Sheer beauty

On Saturday, at the end of our intensive stay in New York we visit a museum:

The Metropolitan Museum of Art of New York City, colloquially "the Met", is the largest art museum in the United States. With 6,953,927 visitors to its three locations in 2018, it was the third most visited art museum in the world. Its permanent collection contains over two million works, divided among seventeen curatorial departments.

The permanent collection consists of works of art from classical antiquity and ancient Egypt, paintings, and sculptures from nearly all the European masters, and an extensive collection of American and modern art. The Met maintains extensive holdings of African, Asian, Oceanian, Byzantine, and Islamic art. The museum is home to encyclopedic collections of musical instruments, costumes, and accessories, as well as antique weapons and armour from around the world.

The Metropolitan Museum of Art was founded in 1870 for the purposes of opening a museum to bring art and art education to the American people.”

 You can take photos in the museum. Despite the crowds and the resulting difficulties in positioning myself in front of the paintings or sculptures, I was able to take a few (about 60) photos that give an idea of this amazing collection.

View from the museum's fifth floor on Manhattan:

I did not sign the names of painters, because most of the photographed works are the most famous pieces and I would like you just to enjoy their beauty.

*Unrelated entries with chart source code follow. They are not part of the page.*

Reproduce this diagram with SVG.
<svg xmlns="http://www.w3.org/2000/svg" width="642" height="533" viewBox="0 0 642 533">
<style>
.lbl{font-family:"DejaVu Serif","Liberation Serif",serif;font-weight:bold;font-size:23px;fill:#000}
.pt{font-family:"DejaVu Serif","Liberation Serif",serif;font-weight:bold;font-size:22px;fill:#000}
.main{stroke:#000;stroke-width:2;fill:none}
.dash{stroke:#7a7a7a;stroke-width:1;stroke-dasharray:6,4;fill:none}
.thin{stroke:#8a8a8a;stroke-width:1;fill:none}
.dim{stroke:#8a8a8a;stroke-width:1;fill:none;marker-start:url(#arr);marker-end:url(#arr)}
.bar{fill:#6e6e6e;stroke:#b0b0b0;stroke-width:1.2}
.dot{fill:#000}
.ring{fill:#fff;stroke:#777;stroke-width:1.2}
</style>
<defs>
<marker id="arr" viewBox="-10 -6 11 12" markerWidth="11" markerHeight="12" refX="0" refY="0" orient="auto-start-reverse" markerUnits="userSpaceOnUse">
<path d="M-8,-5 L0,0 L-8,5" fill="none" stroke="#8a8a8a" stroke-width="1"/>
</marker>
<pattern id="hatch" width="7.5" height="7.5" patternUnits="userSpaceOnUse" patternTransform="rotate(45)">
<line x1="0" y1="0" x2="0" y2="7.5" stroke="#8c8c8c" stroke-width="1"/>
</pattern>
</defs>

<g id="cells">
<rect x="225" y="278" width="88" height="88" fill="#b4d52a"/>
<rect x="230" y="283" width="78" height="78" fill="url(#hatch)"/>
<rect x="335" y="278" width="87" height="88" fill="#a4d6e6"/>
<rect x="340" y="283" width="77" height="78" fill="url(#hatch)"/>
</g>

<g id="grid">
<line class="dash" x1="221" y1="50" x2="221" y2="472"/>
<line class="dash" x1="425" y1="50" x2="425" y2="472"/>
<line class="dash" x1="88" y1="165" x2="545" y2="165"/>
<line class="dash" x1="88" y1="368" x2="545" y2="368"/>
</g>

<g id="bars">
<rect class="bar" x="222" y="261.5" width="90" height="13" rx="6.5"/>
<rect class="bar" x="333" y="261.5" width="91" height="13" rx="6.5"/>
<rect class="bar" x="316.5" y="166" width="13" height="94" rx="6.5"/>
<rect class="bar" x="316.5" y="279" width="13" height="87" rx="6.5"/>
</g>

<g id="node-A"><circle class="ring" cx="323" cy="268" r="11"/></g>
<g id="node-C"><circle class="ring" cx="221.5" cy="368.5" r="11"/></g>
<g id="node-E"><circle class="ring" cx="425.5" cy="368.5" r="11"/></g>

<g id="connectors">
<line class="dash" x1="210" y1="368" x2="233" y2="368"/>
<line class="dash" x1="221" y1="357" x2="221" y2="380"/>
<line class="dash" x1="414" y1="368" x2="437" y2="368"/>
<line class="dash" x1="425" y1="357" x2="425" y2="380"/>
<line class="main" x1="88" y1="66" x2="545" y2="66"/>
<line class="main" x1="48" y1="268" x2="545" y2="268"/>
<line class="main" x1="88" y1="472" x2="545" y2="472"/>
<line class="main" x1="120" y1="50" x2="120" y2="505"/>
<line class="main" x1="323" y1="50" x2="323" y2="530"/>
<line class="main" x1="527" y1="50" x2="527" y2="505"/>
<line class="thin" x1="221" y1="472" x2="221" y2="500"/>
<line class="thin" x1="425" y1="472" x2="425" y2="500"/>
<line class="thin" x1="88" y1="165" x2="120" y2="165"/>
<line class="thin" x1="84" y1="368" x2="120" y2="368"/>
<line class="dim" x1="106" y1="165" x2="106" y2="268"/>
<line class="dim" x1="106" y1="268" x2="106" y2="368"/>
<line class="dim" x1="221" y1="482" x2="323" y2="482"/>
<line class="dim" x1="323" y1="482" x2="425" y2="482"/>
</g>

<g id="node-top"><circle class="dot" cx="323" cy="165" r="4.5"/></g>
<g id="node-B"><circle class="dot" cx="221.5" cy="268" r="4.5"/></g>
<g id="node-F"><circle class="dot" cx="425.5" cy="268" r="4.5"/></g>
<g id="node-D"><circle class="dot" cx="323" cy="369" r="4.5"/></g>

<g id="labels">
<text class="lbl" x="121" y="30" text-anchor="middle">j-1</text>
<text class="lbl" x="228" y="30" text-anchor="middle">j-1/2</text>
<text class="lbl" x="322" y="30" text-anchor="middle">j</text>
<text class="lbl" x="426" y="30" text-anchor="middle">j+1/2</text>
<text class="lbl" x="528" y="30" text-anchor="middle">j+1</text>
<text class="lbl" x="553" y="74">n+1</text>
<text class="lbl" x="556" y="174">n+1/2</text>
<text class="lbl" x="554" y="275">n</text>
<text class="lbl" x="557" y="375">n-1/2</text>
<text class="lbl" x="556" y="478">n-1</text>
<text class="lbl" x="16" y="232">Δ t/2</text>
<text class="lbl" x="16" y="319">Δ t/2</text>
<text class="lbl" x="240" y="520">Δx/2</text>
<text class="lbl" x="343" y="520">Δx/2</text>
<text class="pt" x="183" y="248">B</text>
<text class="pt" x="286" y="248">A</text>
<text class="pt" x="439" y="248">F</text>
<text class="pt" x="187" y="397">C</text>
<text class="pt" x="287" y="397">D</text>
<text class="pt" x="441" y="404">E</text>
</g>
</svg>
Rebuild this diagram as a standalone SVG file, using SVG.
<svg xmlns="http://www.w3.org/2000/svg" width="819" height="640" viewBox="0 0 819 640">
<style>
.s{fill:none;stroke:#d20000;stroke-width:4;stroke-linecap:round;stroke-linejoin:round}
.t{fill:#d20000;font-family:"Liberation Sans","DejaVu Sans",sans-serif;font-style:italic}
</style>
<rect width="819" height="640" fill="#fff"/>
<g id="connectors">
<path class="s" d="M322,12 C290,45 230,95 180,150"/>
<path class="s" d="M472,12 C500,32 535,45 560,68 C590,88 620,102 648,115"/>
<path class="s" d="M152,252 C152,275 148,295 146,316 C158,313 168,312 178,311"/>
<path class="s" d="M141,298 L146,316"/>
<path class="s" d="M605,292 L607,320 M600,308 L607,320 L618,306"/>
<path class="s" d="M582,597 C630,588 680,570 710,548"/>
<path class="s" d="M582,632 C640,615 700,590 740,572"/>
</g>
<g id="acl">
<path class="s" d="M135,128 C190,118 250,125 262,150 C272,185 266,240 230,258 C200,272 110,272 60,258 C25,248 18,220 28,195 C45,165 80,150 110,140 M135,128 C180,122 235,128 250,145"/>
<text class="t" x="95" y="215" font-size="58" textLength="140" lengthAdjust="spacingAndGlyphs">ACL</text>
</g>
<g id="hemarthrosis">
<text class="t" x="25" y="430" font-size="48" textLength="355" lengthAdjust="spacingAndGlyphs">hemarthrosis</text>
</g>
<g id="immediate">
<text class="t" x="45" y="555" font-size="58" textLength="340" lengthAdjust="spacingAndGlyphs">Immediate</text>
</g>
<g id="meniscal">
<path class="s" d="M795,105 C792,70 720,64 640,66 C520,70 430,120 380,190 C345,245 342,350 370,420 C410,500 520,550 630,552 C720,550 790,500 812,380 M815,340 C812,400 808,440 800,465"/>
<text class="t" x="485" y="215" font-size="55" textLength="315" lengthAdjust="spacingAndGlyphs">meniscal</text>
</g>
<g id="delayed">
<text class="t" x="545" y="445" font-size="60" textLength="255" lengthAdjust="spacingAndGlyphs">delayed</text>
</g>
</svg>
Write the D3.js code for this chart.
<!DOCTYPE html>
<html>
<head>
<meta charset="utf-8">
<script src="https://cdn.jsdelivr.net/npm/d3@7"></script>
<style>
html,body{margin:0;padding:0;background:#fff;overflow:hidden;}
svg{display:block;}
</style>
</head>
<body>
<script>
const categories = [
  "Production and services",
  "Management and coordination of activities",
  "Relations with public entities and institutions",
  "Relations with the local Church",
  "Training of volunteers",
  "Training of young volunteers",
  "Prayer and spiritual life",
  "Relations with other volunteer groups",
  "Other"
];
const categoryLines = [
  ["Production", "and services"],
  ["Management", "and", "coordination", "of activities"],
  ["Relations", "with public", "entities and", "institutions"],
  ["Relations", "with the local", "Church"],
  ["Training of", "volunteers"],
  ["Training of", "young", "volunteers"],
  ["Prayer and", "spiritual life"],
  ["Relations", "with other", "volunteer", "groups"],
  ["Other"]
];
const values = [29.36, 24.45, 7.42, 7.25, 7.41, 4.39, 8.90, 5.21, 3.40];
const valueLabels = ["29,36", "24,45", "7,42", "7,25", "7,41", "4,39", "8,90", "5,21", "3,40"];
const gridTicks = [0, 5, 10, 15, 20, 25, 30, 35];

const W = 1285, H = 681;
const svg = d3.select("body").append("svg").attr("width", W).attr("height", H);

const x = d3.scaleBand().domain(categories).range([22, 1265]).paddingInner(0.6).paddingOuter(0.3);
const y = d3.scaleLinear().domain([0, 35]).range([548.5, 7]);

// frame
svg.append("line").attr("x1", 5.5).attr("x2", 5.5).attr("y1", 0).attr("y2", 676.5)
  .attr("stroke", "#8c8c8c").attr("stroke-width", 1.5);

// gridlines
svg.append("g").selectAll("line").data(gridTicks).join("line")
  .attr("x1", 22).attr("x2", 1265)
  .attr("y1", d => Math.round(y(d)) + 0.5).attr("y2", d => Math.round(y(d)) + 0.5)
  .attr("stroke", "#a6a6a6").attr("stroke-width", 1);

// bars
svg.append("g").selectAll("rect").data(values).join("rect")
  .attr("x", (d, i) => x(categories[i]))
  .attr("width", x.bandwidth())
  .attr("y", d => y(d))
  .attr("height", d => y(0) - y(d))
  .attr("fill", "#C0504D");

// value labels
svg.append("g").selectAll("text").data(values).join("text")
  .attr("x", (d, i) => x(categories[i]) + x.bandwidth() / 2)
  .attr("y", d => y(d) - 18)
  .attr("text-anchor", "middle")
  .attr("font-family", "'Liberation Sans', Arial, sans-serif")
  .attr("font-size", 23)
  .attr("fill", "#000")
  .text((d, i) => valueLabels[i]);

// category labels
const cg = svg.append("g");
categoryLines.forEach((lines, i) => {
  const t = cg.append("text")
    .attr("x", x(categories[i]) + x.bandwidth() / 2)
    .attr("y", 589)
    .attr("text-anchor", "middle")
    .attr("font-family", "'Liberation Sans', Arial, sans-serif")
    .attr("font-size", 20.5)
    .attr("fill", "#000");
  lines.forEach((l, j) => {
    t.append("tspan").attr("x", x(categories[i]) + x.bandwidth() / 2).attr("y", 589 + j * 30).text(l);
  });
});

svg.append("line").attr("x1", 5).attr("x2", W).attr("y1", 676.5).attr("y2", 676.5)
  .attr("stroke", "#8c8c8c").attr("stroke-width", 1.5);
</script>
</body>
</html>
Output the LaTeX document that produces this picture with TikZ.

And the rest can be read in the albums!!

We had a unique opportunity to see the periodic exhibition of only one painting. But the strength of its expression is extraordinary:

“To commemorate the five hundredth anniversary of the death of Leonardo da Vinci (1452–1519), The Met presents the artist’s painting Saint Jerome Praying in the Wilderness (begun around 1483), a special loan from the Vatican Museums.”